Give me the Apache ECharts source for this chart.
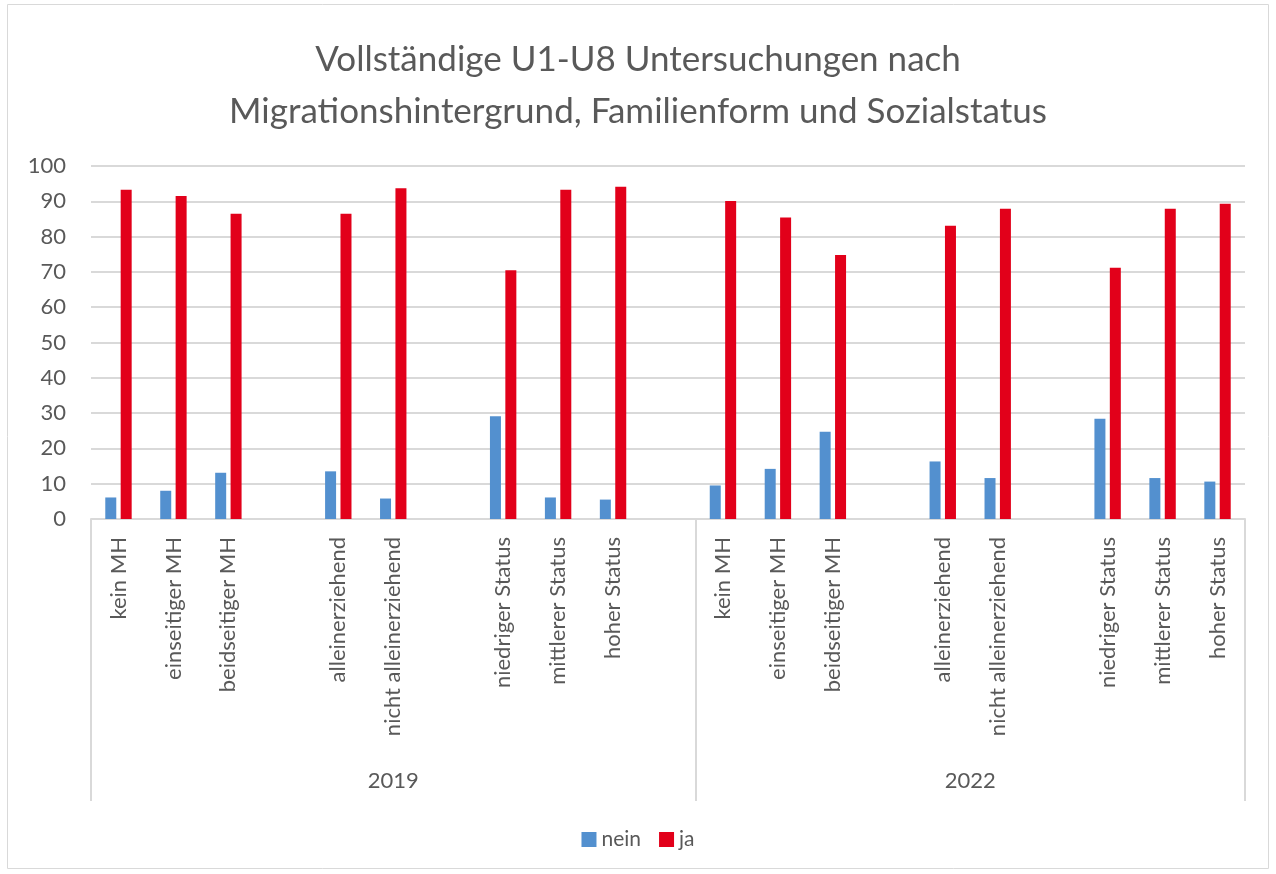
<!DOCTYPE html>
<html>
<head>
<meta charset="utf-8">
<script src="https://cdn.jsdelivr.net/npm/echarts@6/dist/echarts.min.js"></script>
<style>
  html, body { margin: 0; padding: 0; background: #fff; }
  #chart { width: 1276px; height: 874px; }
</style>
</head>
<body>
<div id="chart"></div>
<script>
// Unterkategorien je Jahr ('' = Lücke zwischen den Gruppen)
const subCats = ['kein MH', 'einseitiger MH', 'beidseitiger MH', '', 'alleinerziehend', 'nicht alleinerziehend', '', 'niedriger Status', 'mittlerer Status', 'hoher Status'];
const years = ['2019', '2022'];

const nein2019 = [6.1, 8.0, 13.1, null, 13.5, 5.8, null, 29.1, 6.1, 5.5];
const ja2019 = [93.3, 91.5, 86.5, null, 86.5, 93.7, null, 70.5, 93.3, 94.1];
const nein2022 = [9.5, 14.2, 24.7, null, 16.3, 11.6, null, 28.4, 11.6, 10.6];
const ja2022 = [90.1, 85.4, 74.8, null, 83.1, 87.9, null, 71.2, 87.9, 89.3];

const yTicks = [0, 10, 20, 30, 40, 50, 60, 70, 80, 90, 100];

// Kategorien flach zusammensetzen, mit einer Lücke zwischen 2019 und 2022
const categories = [...subCats, '', ...subCats];
const nein = [...nein2019, null, ...nein2022];
const ja = [...ja2019, null, ...ja2022];

// Gruppengrenzen und -mitten (in Kategorie-Einheiten)
const groupEdges = [0, subCats.length + 1, categories.length];
const groupCenters = [(groupEdges[0] + groupEdges[1]) / 2, (groupEdges[1] + groupEdges[2]) / 2];

const textColor = '#595959';
const lineColor = '#d9d9d9';
const font = 'Lato, "Open Sans", sans-serif';

const chart = echarts.init(document.getElementById('chart'));

chart.setOption({
  animation: false,
  textStyle: { fontFamily: font },
  title: {
    text: 'Vollständige U1-U8 Untersuchungen nach\nMigrationshintergrund, Familienform und Sozialstatus',
    left: 'center',
    top: 29,
    textStyle: {
      color: textColor,
      fontSize: 35,
      fontWeight: 'normal',
      fontFamily: font,
      lineHeight: 52
    }
  },
  legend: {
    data: ['nein', 'ja'],
    top: 824,
    left: 'center',
    icon: 'rect',
    itemWidth: 15,
    itemHeight: 15,
    itemGap: 18,
    textStyle: { color: textColor, fontSize: 21, fontFamily: font }
  },
  graphic: [{
    type: 'rect',
    shape: { x: 7.5, y: 4.5, width: 1261, height: 864 },
    style: { fill: 'none', stroke: lineColor, lineWidth: 1 }
  }],
  grid: { left: 91, right: 31, top: 166, bottom: 355 },
  xAxis: [{
    type: 'category',
    data: categories,
    axisLine: { lineStyle: { color: lineColor, width: 2 } },
    axisTick: { show: false },
    axisLabel: {
      interval: 0,
      rotate: 90,
      margin: 18,
      color: textColor,
      fontSize: 22,
      fontFamily: font
    }
  }, {
    type: 'value',
    position: 'bottom',
    min: 0,
    max: categories.length,
    axisLine: { show: false },
    splitLine: { show: false },
    axisTick: {
      show: true,
      customValues: groupEdges,
      length: 282,
      lineStyle: { color: lineColor, width: 2 }
    },
    axisLabel: {
      customValues: groupCenters,
      formatter: v => (v < groupEdges[1] ? years[0] : years[1]),
      margin: 251,
      color: textColor,
      fontSize: 22,
      fontFamily: font
    }
  }],
  yAxis: {
    type: 'value',
    min: 0,
    max: 100,
    interval: 10,
    axisLine: { show: false },
    axisTick: { show: false },
    splitLine: { lineStyle: { color: lineColor, width: 2 } },
    axisLabel: {
      margin: 25,
      color: textColor,
      fontSize: 22,
      fontFamily: font,
      formatter: v => (yTicks.includes(v) ? String(v) : '')
    }
  },
  series: [{
    name: 'nein',
    type: 'bar',
    data: nein,
    barWidth: 11,
    barGap: '40%',
    itemStyle: { color: '#5390cf' }
  }, {
    name: 'ja',
    type: 'bar',
    data: ja,
    barWidth: 11,
    barGap: '40%',
    itemStyle: { color: '#e2001a' }
  }]
});
</script>
</body>
</html>
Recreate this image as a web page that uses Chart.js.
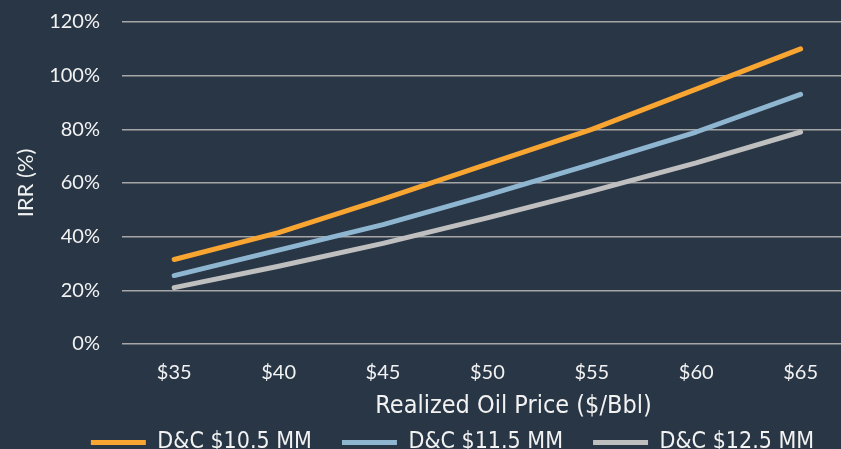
<!DOCTYPE html>
<html>
<head>
    <title>IRR Sensitivity</title>
    <script src="https://cdn.jsdelivr.net/npm/chart.js"></script>
    <style>
        * {
            box-sizing: border-box;
            margin: 0;
        }

        body {
            background: #283646;
            overflow: hidden;
        }

        .chart-wrap {
            width: 905px;
            height: 464px;
            position: relative;
        }
    </style>
</head>
<body>
    <div class="chart-wrap">
        <canvas id="irrChart"></canvas>
    </div>

    <script>
        // Realized oil price ($/Bbl) and IRR (%) per D&C cost case
        const prices = [35, 40, 45, 50, 55, 60, 65];
        const irrDc105 = [31.5, 41.5, 54, 67, 80, 95, 110];
        const irrDc115 = [25.5, 35, 44.5, 55.5, 67, 79, 93];
        const irrDc125 = [21, 29, 37.5, 47, 57, 67.5, 79];
        const caseLabels = ['D&C $10.5 MM', 'D&C $11.5 MM', 'D&C $12.5 MM'];
        const yTicks = [0, 20, 40, 60, 80, 100, 120];

        const colors = ['#f8a532', '#8fb6d0', '#bfbfbf'];
        const textColor = '#f2f2f2';
        const narrowFont = "'DejaVu Sans Condensed', 'DejaVu Sans', sans-serif";

        function toPoints(values) {
            return prices.map((p, i) => ({ x: p, y: values[i] }));
        }

        function makeDataset(label, values, color) {
            return {
                label: label,
                data: toPoints(values),
                borderColor: color,
                backgroundColor: color,
                borderWidth: 5,
                borderCapStyle: 'round',
                borderJoinStyle: 'round',
                pointRadius: 0,
                tension: 0
            };
        }

        const ctx = document.getElementById('irrChart').getContext('2d');

        new Chart(ctx, {
            type: 'line',
            data: {
                datasets: [
                    makeDataset(caseLabels[0], irrDc105, colors[0]),
                    makeDataset(caseLabels[1], irrDc115, colors[1]),
                    makeDataset(caseLabels[2], irrDc125, colors[2])
                ]
            },
            options: {
                responsive: true,
                maintainAspectRatio: false,
                animation: false,
                layout: {
                    padding: 0
                },
                plugins: {
                    tooltip: { enabled: false },
                    legend: {
                        position: 'bottom',
                        labels: {
                            color: textColor,
                            usePointStyle: true,
                            pointStyle: 'line',
                            pointStyleWidth: 55,
                            padding: 30,
                            font: { family: narrowFont, weight: 'condensed', size: 23 }
                        }
                    }
                },
                scales: {
                    x: {
                        type: 'linear',
                        min: 32.5,
                        max: 70,
                        afterBuildTicks: (axis) => {
                            axis.ticks = prices.map(v => ({ value: v }));
                        },
                        // legend padding is wide, so pull the legend up under the title
                        afterFit: (axis) => {
                            axis.height = 57;
                        },
                        grid: { display: false, drawTicks: false },
                        border: { display: false },
                        ticks: {
                            color: textColor,
                            padding: 17,
                            font: { family: 'Lato', size: 20 },
                            callback: (v) => '$' + v
                        },
                        title: {
                            display: true,
                            text: 'Realized Oil Price ($/Bbl)',
                            color: textColor,
                            padding: { top: 0, bottom: -20 },
                            font: { family: narrowFont, weight: 'condensed', size: 25 }
                        }
                    },
                    y: {
                        min: 0,
                        max: 120,
                        afterBuildTicks: (axis) => {
                            axis.ticks = yTicks.map(v => ({ value: v }));
                        },
                        afterFit: (axis) => {
                            axis.width = 122;
                            axis.paddingTop = 22;
                            axis.paddingBottom = 0;
                        },
                        grid: {
                            color: '#a6a6a6',
                            lineWidth: 1.5,
                            drawTicks: false
                        },
                        border: { display: false },
                        ticks: {
                            color: textColor,
                            padding: 22,
                            font: { family: 'Lato', size: 20 },
                            callback: (v) => v + '%'
                        },
                        title: {
                            display: true,
                            text: 'IRR (%)',
                            color: textColor,
                            padding: { top: 13, bottom: 0 },
                            font: { family: 'Lato', size: 22 }
                        }
                    }
                }
            }
        });
    </script>
</body>
</html>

★ ★ ★

▸ Written exercise:
Leave out any pictures, please, and quote only the lines from the top of the data through the line that contains "const years = ['2019', '2022'];".

▸ Exercise output:
Give me the Apache ECharts source for this chart.
<!DOCTYPE html>
<html>
<head>
<meta charset="utf-8">
<script src="https://cdn.jsdelivr.net/npm/echarts@6/dist/echarts.min.js"></script>
<style>
  html, body { margin: 0; padding: 0; background: #fff; }
  #chart { width: 1276px; height: 874px; }
</style>
</head>
<body>
<div id="chart"></div>
<script>
// Unterkategorien je Jahr ('' = Lücke zwischen den Gruppen)
const subCats = ['kein MH', 'einseitiger MH', 'beidseitiger MH', '', 'alleinerziehend', 'nicht alleinerziehend', '', 'niedriger Status', 'mittlerer Status', 'hoher Status'];
const years = ['2019', '2022'];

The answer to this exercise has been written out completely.